I couldn't figure out how he made the deduction here. It is not at all obvious to me how one might even guess the express. If we brute-force it we could probably guess $t/2$ but the $t+4$ term seems to come from nowhere at the large number limit.
(see image below)
Let $f(x):=(1+ \sqrt{4x^2+1})/2$. It is the cartesian equation of a hyperbola (H) ; the interesting half branch being represented in black in Fig. 1 ; its asymptote (A), represented in red, has equation $y=g(x):=x+1/2$ (for $x>0$).
The other line, let us call it (L), has equation $y=x$. Its usage is classical in geometric representation of iterative methods $u_{n+1}=\varphi(u_n)$. take a look for instance to (http://wwwf.imperial.ac.uk/metric/metric_public/numerical_methods/iteration/fixed_point_iteration.html) which gives different instances of staircase patterns generated by sequences of points $(u_k, u_k), (u_k,\varphi(u_k)$.

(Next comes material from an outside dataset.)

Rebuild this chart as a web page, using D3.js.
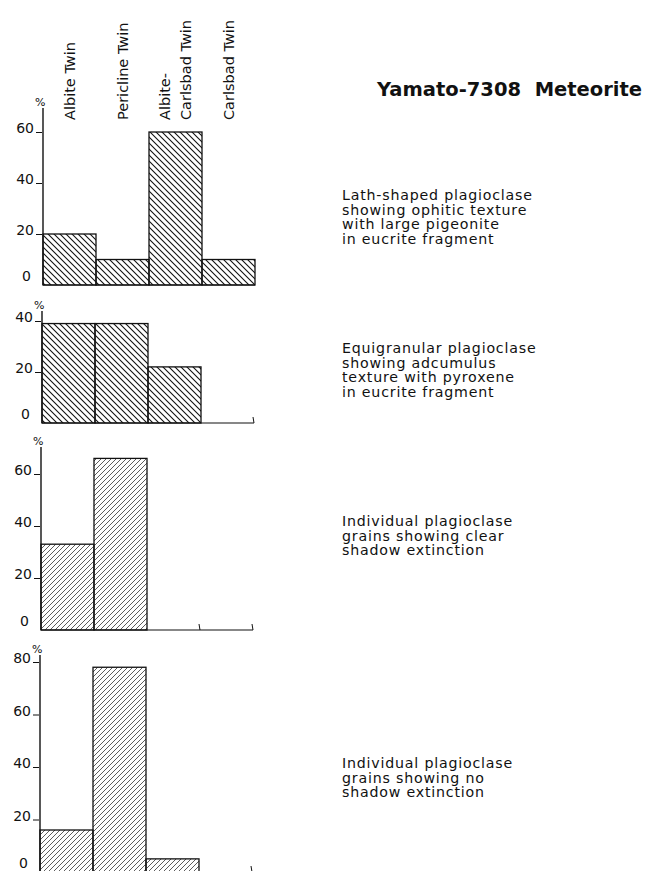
<!DOCTYPE html>
<html><head><meta charset="utf-8">
<script src="https://cdn.jsdelivr.net/npm/d3@7"></script>
<style>
body{margin:0;background:#fff}
text{font-family:"DejaVu Sans",sans-serif;fill:#111}
</style>
</head><body>
<svg id="chart" width="646" height="871"></svg>
<script>
// ---- data ----
const categories = ["Albite Twin", "Pericline Twin", "Albite-Carlsbad Twin", "Carlsbad Twin"];
const headerLabels = [["Albite Twin"], ["Pericline Twin"], ["Albite-", "Carlsbad Twin"], ["Carlsbad Twin"]];
const title = "Yamato-7308  Meteorite";

const lathShapedValues   = [20, 10, 60, 10];
const equigranularValues = [39, 39, 22, 0];
const clearShadowValues  = [33, 66, 0, 0];
const noShadowValues     = [16, 78, 5, 0];

const ticksPanel1 = [0, 20, 40, 60];
const ticksPanel2 = [0, 20, 40];
const ticksPanel3 = [0, 20, 40, 60];
const ticksPanel4 = [0, 20, 40, 60, 80];

const descPanel1 = ["Lath-shaped plagioclase", "showing ophitic texture", "with large pigeonite", "in eucrite fragment"];
const descPanel2 = ["Equigranular plagioclase", "showing adcumulus", "texture with pyroxene", "in eucrite fragment"];
const descPanel3 = ["Individual plagioclase", "grains showing clear", "shadow extinction"];
const descPanel4 = ["Individual plagioclase", "grains showing no", "shadow extinction"];

// ---- layout ----
const panels = [
  {values: lathShapedValues,   ticks: ticksPanel1, max: 60, base: 285, topPx: 132, axisTop: 108, x0: 43, hatch: "hatchBack",  desc: descPanel1, descY: 200},
  {values: equigranularValues, ticks: ticksPanel2, max: 40, base: 423, topPx: 321, axisTop: 311, x0: 42, hatch: "hatchBack",  desc: descPanel2, descY: 353},
  {values: clearShadowValues,  ticks: ticksPanel3, max: 60, base: 630, topPx: 474, axisTop: 447, x0: 41, hatch: "hatchFwd",   desc: descPanel3, descY: 526},
  {values: noShadowValues,     ticks: ticksPanel4, max: 80, base: 872, topPx: 662, axisTop: 655, x0: 40, hatch: "hatchFwd",   desc: descPanel4, descY: 768}
];
const plotWidth = 212;

const svg = d3.select("#chart");
const defs = svg.append("defs");

// hatch patterns
const pb = defs.append("pattern").attr("id", "hatchBack").attr("patternUnits", "userSpaceOnUse")
  .attr("width", 6).attr("height", 6);
pb.append("path").attr("d", "M-1,-1 L7,7 M-1,5 L1,7 M5,-1 L7,1")
  .attr("stroke", "#111").attr("stroke-width", 1.1);
const pf = defs.append("pattern").attr("id", "hatchFwd").attr("patternUnits", "userSpaceOnUse")
  .attr("width", 5).attr("height", 5);
pf.append("path").attr("d", "M-1,6 L6,-1 M-1,1 L1,-1 M4,6 L6,4")
  .attr("stroke", "#333").attr("stroke-width", 0.8);

// header labels (rotated) – positioned from the first panel's band scale
const xHeader = d3.scaleBand().domain(categories).range([panels[0].x0, panels[0].x0 + plotWidth]);
categories.forEach((c, i) => {
  const lines = headerLabels[i];
  const cx = xHeader(c) + xHeader.bandwidth() / 2;
  lines.forEach((ln, j) => {
    const x = cx + (j - (lines.length - 1) / 2) * 21;
    svg.append("text")
      .attr("transform", `translate(${x},120) rotate(-90)`)
      .attr("dy", "0.35em")
      .attr("font-size", 14.5)
      .text(ln);
  });
});

// title
svg.append("text").attr("x", 377).attr("y", 96).attr("font-size", 19.5).attr("font-weight", "bold")
  .attr("xml:space", "preserve").style("white-space", "pre").text(title);

panels.forEach(p => {
  const x = d3.scaleBand().domain(categories).range([p.x0, p.x0 + plotWidth]);
  const y = d3.scaleLinear().domain([0, p.max]).range([p.base, p.topPx]);
  const g = svg.append("g");

  // bars
  g.selectAll("rect").data(categories.map((c, i) => ({c, v: p.values[i]})).filter(d => d.v > 0))
    .join("rect")
    .attr("x", d => x(d.c)).attr("width", x.bandwidth())
    .attr("y", d => y(d.v)).attr("height", d => y(0) - y(d.v))
    .attr("fill", `url(#${p.hatch})`).attr("stroke", "#111").attr("stroke-width", 1.3);

  // baseline
  g.append("line").attr("x1", p.x0).attr("x2", p.x0 + plotWidth)
    .attr("y1", y(0)).attr("y2", y(0)).attr("stroke", "#111").attr("stroke-width", 1.2);

  // small end marks for empty categories
  categories.forEach((c, i) => {
    if (p.values[i] === 0) {
      const xe = x(c) + x.bandwidth();
      g.append("line").attr("x1", xe - 1).attr("x2", xe).attr("y1", y(0) - 6).attr("y2", y(0))
        .attr("stroke", "#111").attr("stroke-width", 1);
    }
  });

  // y axis
  const ax = g.append("g").attr("transform", `translate(${p.x0},0)`)
    .call(d3.axisLeft(y).tickValues(p.ticks).tickSize(8).tickPadding(1));
  ax.select(".domain").remove();
  ax.selectAll(".tick line").attr("stroke", "#111").attr("stroke-width", 1)
    .attr("x2", -7).attr("x1", -1)
    .filter(d => d === 0).remove();
  ax.selectAll(".tick text").attr("font-size", 14)
    .attr("dy", d => d === 0 ? "-0.3em" : "0.05em")
    .attr("font-family", "DejaVu Sans, sans-serif").attr("fill", "#111")
    .attr("x", d => d === 0 ? -12 : -9);
  g.append("line").attr("x1", p.x0).attr("x2", p.x0).attr("y1", p.axisTop).attr("y2", y(0))
    .attr("stroke", "#111").attr("stroke-width", 1.4);
  g.append("text").attr("x", p.x0 - 8).attr("y", p.axisTop - 2).attr("font-size", 11).text("%");

  // description
  p.desc.forEach((ln, k) => {
    g.append("text").attr("x", 342).attr("y", p.descY + k * 14.5)
      .attr("font-size", 14.2).attr("letter-spacing", 0.8).text(ln);
  });
});
</script>
</body></html>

Comparison between the two iterations $$\begin{cases}a_{n+1}=f(a_n)\\ t_{n+1}=g(t_n)\end{cases}$$ can be transferred to a comparison of the staircase pattern (in blue) between (H) and (L) and the stair case pattern (in black) between (A) and (L) ; for the
The second staircase pattern (blue points with coordinates $(1,3/2), (3/2,3/2), (3/2,2),...$ is asymptotic to the first one.
In the case of the second iteration, it is clear that the increasing rate is constant, i.e., it's an arithmetic progression, thus given by the formula you desired to understand.